** begin **
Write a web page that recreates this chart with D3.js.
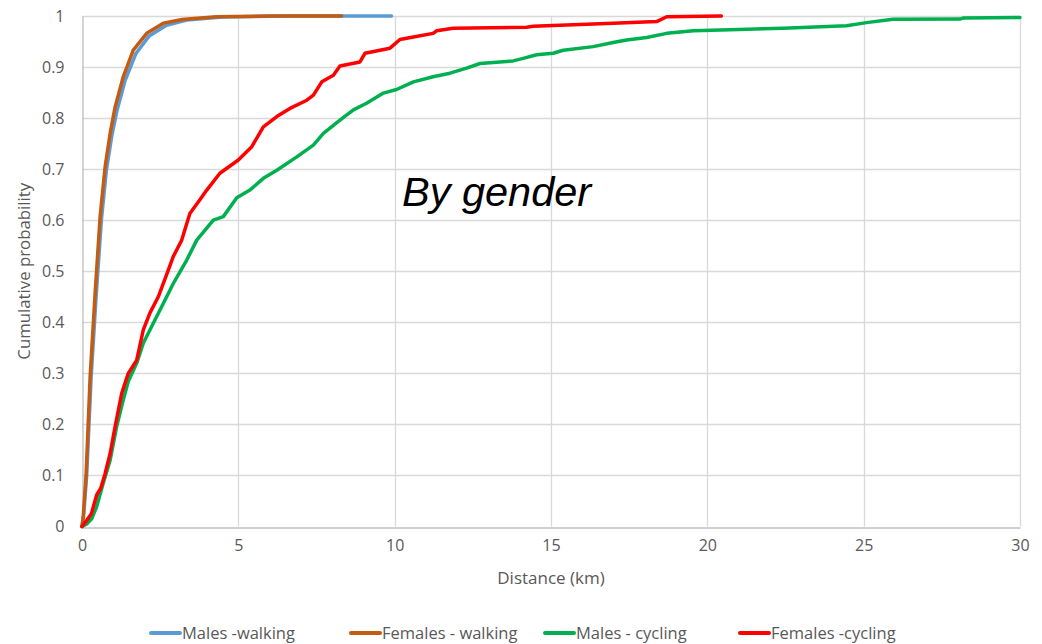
<!DOCTYPE html>
<html>
<head>
<meta charset="utf-8">
<script src="https://cdn.jsdelivr.net/npm/d3@7"></script>
<style>
  html, body { margin: 0; padding: 0; background: #fff; }
  svg { display: block; }
</style>
</head>
<body>
<svg id="chart" width="1042" height="644"></svg>
<script>
// ---- data (distance km, cumulative probability) ----
const seriesNames = ["Males -walking", "Females - walking", "Males - cycling", "Females -cycling"];
const seriesColors = ["#5B9BD5", "#C55A11", "#00B050", "#FF0000"];

const malesWalking = [
  [0,0],[0.05,0.02],[0.15,0.1],[0.29,0.29],[0.45,0.45],[0.62,0.6],[0.78,0.698],[0.95,0.764],
  [1.12,0.815],[1.38,0.874],[1.72,0.926],[2.15,0.961],[2.7,0.982],[3.35,0.992],[4.5,0.998],[6.5,1],[9.9,1]
];
const femalesWalking = [
  [0,0],[0.04,0.02],[0.13,0.1],[0.26,0.293],[0.42,0.457],[0.58,0.607],[0.74,0.705],[0.9,0.77],
  [1.06,0.822],[1.32,0.881],[1.64,0.933],[2.07,0.966],[2.6,0.986],[3.2,0.993],[4.3,0.9985],[6,1],[8.3,1]
];
const malesCycling = [
  [0,0],[0.15,0.005],[0.31,0.015],[0.47,0.039],[0.68,0.085],[0.9,0.13],[1.11,0.196],[1.32,0.248],
  [1.48,0.284],[1.75,0.32],[1.96,0.359],[2.28,0.398],[2.6,0.437],[2.92,0.476],[3.35,0.522],[3.67,0.561],
  [4.2,0.6],[4.52,0.607],[4.95,0.644],[5.37,0.659],[5.8,0.682],[6.23,0.698],[6.87,0.724],[7.4,0.747],
  [7.72,0.77],[8.25,0.796],[8.68,0.816],[9.1,0.829],[9.64,0.849],[10.06,0.856],[10.6,0.871],[11.23,0.881],
  [11.77,0.888],[12.3,0.898],[12.73,0.907],[13.79,0.912],[14.11,0.917],[14.54,0.924],[15.07,0.927],
  [15.39,0.933],[16.35,0.94],[16.99,0.948],[17.42,0.953],[18.06,0.958],[18.7,0.966],[19.55,0.971],
  [20.72,0.973],[22.43,0.976],[24.45,0.981],[25.09,0.987],[25.94,0.9935],[28.08,0.994],[28.18,0.996],[30,0.997]
];
const femalesCycling = [
  [0,0],[0.15,0.012],[0.3,0.025],[0.47,0.062],[0.6,0.075],[0.74,0.104],[0.9,0.143],[1.06,0.196],
  [1.27,0.261],[1.48,0.3],[1.75,0.326],[1.96,0.385],[2.17,0.418],[2.44,0.45],[2.76,0.502],[2.92,0.529],
  [3.19,0.561],[3.45,0.613],[3.77,0.64],[3.99,0.659],[4.41,0.692],[5.0,0.718],[5.43,0.744],[5.8,0.783],
  [6.23,0.803],[6.65,0.819],[7.19,0.835],[7.4,0.845],[7.67,0.871],[8.04,0.884],[8.25,0.902],[8.89,0.91],
  [9.05,0.927],[9.85,0.937],[10.17,0.954],[10.6,0.959],[11.23,0.966],[11.34,0.971],[11.87,0.976],
  [14.22,0.978],[14.43,0.98],[16.99,0.986],[18.38,0.989],[18.7,0.9985],[20.45,1]
];
const seriesData = [malesWalking, femalesWalking, malesCycling, femalesCycling];

const xTicks = [0, 5, 10, 15, 20, 25, 30];
const yTicks = [0, 0.1, 0.2, 0.3, 0.4, 0.5, 0.6, 0.7, 0.8, 0.9, 1];
const xTitle = "Distance (km)";
const yTitle = "Cumulative probability";
const annotation = "By gender";

// ---- layout ----
const W = 1042, H = 644;
const m = { left: 82, right: 22, top: 16, bottom: 117.5 };
const svg = d3.select("#chart");
const x = d3.scaleLinear().domain([0, 30]).range([m.left, W - m.right]);
const y = d3.scaleLinear().domain([0, 1]).range([H - m.bottom, m.top]);
const font = "'Open Sans', Lato, sans-serif";

// gridlines
const g = svg.append("g");
g.selectAll("line.hg").data(yTicks.slice(1)).join("line")
  .attr("x1", x(0)).attr("x2", x(30))
  .attr("y1", d => Math.round(y(d)) + 0.5).attr("y2", d => Math.round(y(d)) + 0.5)
  .attr("stroke", "#d9d9d9").attr("stroke-width", 1.3);
g.selectAll("line.vg").data(xTicks.slice(1)).join("line")
  .attr("y1", y(0)).attr("y2", y(1))
  .attr("x1", d => Math.round(x(d)) + 0.5).attr("x2", d => Math.round(x(d)) + 0.5)
  .attr("stroke", "#d9d9d9").attr("stroke-width", 1.3);

// axes
const xAxis = d3.axisBottom(x).tickValues(xTicks).tickSize(0).tickPadding(12).tickFormat(d3.format("d"));
const yAxis = d3.axisLeft(y).tickValues(yTicks).tickSize(0).tickPadding(18).tickFormat(d => d === 0 ? "0" : d === 1 ? "1" : d3.format(".1f")(d));
const gx = svg.append("g").attr("transform", `translate(0,${Math.round(y(0)) + 0.5})`).call(xAxis);
const gy = svg.append("g").attr("transform", `translate(${Math.round(x(0)) + 0.5},0)`).call(yAxis);
[gx, gy].forEach(a => {
  a.select(".domain").attr("stroke", "#bfbfbf").attr("stroke-width", 1.3);
  a.selectAll("text").attr("fill", "#595959").style("font-family", font).style("font-size", "16px");
});

// axis titles
svg.append("text").attr("x", x(15)).attr("y", 584).attr("text-anchor", "middle")
  .attr("fill", "#595959").style("font-family", font).style("font-size", "17px").text(xTitle);
svg.append("text").attr("transform", `translate(30,${y(0.5)}) rotate(-90)`).attr("text-anchor", "middle")
  .attr("fill", "#595959").style("font-family", font).style("font-size", "16.8px").text(yTitle);

// lines
const line = d3.line().x(d => x(d[0])).y(d => y(d[1])).curve(d3.curveLinear);
const widths = [3.5, 3.5, 3.5, 3.5];
seriesData.forEach((s, i) => {
  svg.append("path").datum(s).attr("d", line).attr("fill", "none")
    .attr("stroke", seriesColors[i]).attr("stroke-width", widths[i])
    .attr("stroke-linejoin", "round").attr("stroke-linecap", "round");
});

// annotation
svg.append("text").attr("x", 402).attr("y", 206)
  .style("font-family", "'Liberation Sans', Arial, sans-serif").style("font-style", "italic")
  .style("font-size", "41.5px").attr("fill", "#000").text(annotation);

// legend
const legendX = [151, 351, 545, 740];
const lg = svg.append("g");
seriesNames.forEach((n, i) => {
  lg.append("line").attr("x1", legendX[i]).attr("x2", legendX[i] + 29)
    .attr("y1", 633).attr("y2", 633).attr("stroke", seriesColors[i]).attr("stroke-width", 4)
    .attr("stroke-linecap", "round");
  lg.append("text").attr("x", legendX[i] + 31).attr("y", 633).attr("dy", "0.35em")
    .attr("fill", "#595959").style("font-family", font).style("font-size", "16.5px").text(n);
});
</script>
</body>
</html>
** end **
WHAT TO DO: Reproduce the listing word for word and omit its pictures.

FULL RESPONSE:
Write a web page that recreates this chart with D3.js.
<!DOCTYPE html>
<html>
<head>
<meta charset="utf-8">
<script src="https://cdn.jsdelivr.net/npm/d3@7"></script>
<style>
  html, body { margin: 0; padding: 0; background: #fff; }
  svg { display: block; }
</style>
</head>
<body>
<svg id="chart" width="1042" height="644"></svg>
<script>
// ---- data (distance km, cumulative probability) ----
const seriesNames = ["Males -walking", "Females - walking", "Males - cycling", "Females -cycling"];
const seriesColors = ["#5B9BD5", "#C55A11", "#00B050", "#FF0000"];

const malesWalking = [
  [0,0],[0.05,0.02],[0.15,0.1],[0.29,0.29],[0.45,0.45],[0.62,0.6],[0.78,0.698],[0.95,0.764],
  [1.12,0.815],[1.38,0.874],[1.72,0.926],[2.15,0.961],[2.7,0.982],[3.35,0.992],[4.5,0.998],[6.5,1],[9.9,1]
];
const femalesWalking = [
  [0,0],[0.04,0.02],[0.13,0.1],[0.26,0.293],[0.42,0.457],[0.58,0.607],[0.74,0.705],[0.9,0.77],
  [1.06,0.822],[1.32,0.881],[1.64,0.933],[2.07,0.966],[2.6,0.986],[3.2,0.993],[4.3,0.9985],[6,1],[8.3,1]
];
const malesCycling = [
  [0,0],[0.15,0.005],[0.31,0.015],[0.47,0.039],[0.68,0.085],[0.9,0.13],[1.11,0.196],[1.32,0.248],
  [1.48,0.284],[1.75,0.32],[1.96,0.359],[2.28,0.398],[2.6,0.437],[2.92,0.476],[3.35,0.522],[3.67,0.561],
  [4.2,0.6],[4.52,0.607],[4.95,0.644],[5.37,0.659],[5.8,0.682],[6.23,0.698],[6.87,0.724],[7.4,0.747],
  [7.72,0.77],[8.25,0.796],[8.68,0.816],[9.1,0.829],[9.64,0.849],[10.06,0.856],[10.6,0.871],[11.23,0.881],
  [11.77,0.888],[12.3,0.898],[12.73,0.907],[13.79,0.912],[14.11,0.917],[14.54,0.924],[15.07,0.927],
  [15.39,0.933],[16.35,0.94],[16.99,0.948],[17.42,0.953],[18.06,0.958],[18.7,0.966],[19.55,0.971],
  [20.72,0.973],[22.43,0.976],[24.45,0.981],[25.09,0.987],[25.94,0.9935],[28.08,0.994],[28.18,0.996],[30,0.997]
];
const femalesCycling = [
  [0,0],[0.15,0.012],[0.3,0.025],[0.47,0.062],[0.6,0.075],[0.74,0.104],[0.9,0.143],[1.06,0.196],
  [1.27,0.261],[1.48,0.3],[1.75,0.326],[1.96,0.385],[2.17,0.418],[2.44,0.45],[2.76,0.502],[2.92,0.529],
  [3.19,0.561],[3.45,0.613],[3.77,0.64],[3.99,0.659],[4.41,0.692],[5.0,0.718],[5.43,0.744],[5.8,0.783],
  [6.23,0.803],[6.65,0.819],[7.19,0.835],[7.4,0.845],[7.67,0.871],[8.04,0.884],[8.25,0.902],[8.89,0.91],
  [9.05,0.927],[9.85,0.937],[10.17,0.954],[10.6,0.959],[11.23,0.966],[11.34,0.971],[11.87,0.976],
  [14.22,0.978],[14.43,0.98],[16.99,0.986],[18.38,0.989],[18.7,0.9985],[20.45,1]
];
const seriesData = [malesWalking, femalesWalking, malesCycling, femalesCycling];

const xTicks = [0, 5, 10, 15, 20, 25, 30];
const yTicks = [0, 0.1, 0.2, 0.3, 0.4, 0.5, 0.6, 0.7, 0.8, 0.9, 1];
const xTitle = "Distance (km)";
const yTitle = "Cumulative probability";
const annotation = "By gender";

// ---- layout ----
const W = 1042, H = 644;
const m = { left: 82, right: 22, top: 16, bottom: 117.5 };
const svg = d3.select("#chart");
const x = d3.scaleLinear().domain([0, 30]).range([m.left, W - m.right]);
const y = d3.scaleLinear().domain([0, 1]).range([H - m.bottom, m.top]);
const font = "'Open Sans', Lato, sans-serif";

// gridlines
const g = svg.append("g");
g.selectAll("line.hg").data(yTicks.slice(1)).join("line")
  .attr("x1", x(0)).attr("x2", x(30))
  .attr("y1", d => Math.round(y(d)) + 0.5).attr("y2", d => Math.round(y(d)) + 0.5)
  .attr("stroke", "#d9d9d9").attr("stroke-width", 1.3);
g.selectAll("line.vg").data(xTicks.slice(1)).join("line")
  .attr("y1", y(0)).attr("y2", y(1))
  .attr("x1", d => Math.round(x(d)) + 0.5).attr("x2", d => Math.round(x(d)) + 0.5)
  .attr("stroke", "#d9d9d9").attr("stroke-width", 1.3);

// axes
const xAxis = d3.axisBottom(x).tickValues(xTicks).tickSize(0).tickPadding(12).tickFormat(d3.format("d"));
const yAxis = d3.axisLeft(y).tickValues(yTicks).tickSize(0).tickPadding(18).tickFormat(d => d === 0 ? "0" : d === 1 ? "1" : d3.format(".1f")(d));
const gx = svg.append("g").attr("transform", `translate(0,${Math.round(y(0)) + 0.5})`).call(xAxis);
const gy = svg.append("g").attr("transform", `translate(${Math.round(x(0)) + 0.5},0)`).call(yAxis);
[gx, gy].forEach(a => {
  a.select(".domain").attr("stroke", "#bfbfbf").attr("stroke-width", 1.3);
  a.selectAll("text").attr("fill", "#595959").style("font-family", font).style("font-size", "16px");
});

// axis titles
svg.append("text").attr("x", x(15)).attr("y", 584).attr("text-anchor", "middle")
  .attr("fill", "#595959").style("font-family", font).style("font-size", "17px").text(xTitle);
svg.append("text").attr("transform", `translate(30,${y(0.5)}) rotate(-90)`).attr("text-anchor", "middle")
  .attr("fill", "#595959").style("font-family", font).style("font-size", "16.8px").text(yTitle);

// lines
const line = d3.line().x(d => x(d[0])).y(d => y(d[1])).curve(d3.curveLinear);
const widths = [3.5, 3.5, 3.5, 3.5];
seriesData.forEach((s, i) => {
  svg.append("path").datum(s).attr("d", line).attr("fill", "none")
    .attr("stroke", seriesColors[i]).attr("stroke-width", widths[i])
    .attr("stroke-linejoin", "round").attr("stroke-linecap", "round");
});

// annotation
svg.append("text").attr("x", 402).attr("y", 206)
  .style("font-family", "'Liberation Sans', Arial, sans-serif").style("font-style", "italic")
  .style("font-size", "41.5px").attr("fill", "#000").text(annotation);

// legend
const legendX = [151, 351, 545, 740];
const lg = svg.append("g");
seriesNames.forEach((n, i) => {
  lg.append("line").attr("x1", legendX[i]).attr("x2", legendX[i] + 29)
    .attr("y1", 633).attr("y2", 633).attr("stroke", seriesColors[i]).attr("stroke-width", 4)
    .attr("stroke-linecap", "round");
  lg.append("text").attr("x", legendX[i] + 31).attr("y", 633).attr("dy", "0.35em")
    .attr("fill", "#595959").style("font-family", font).style("font-size", "16.5px").text(n);
});
</script>
</body>
</html>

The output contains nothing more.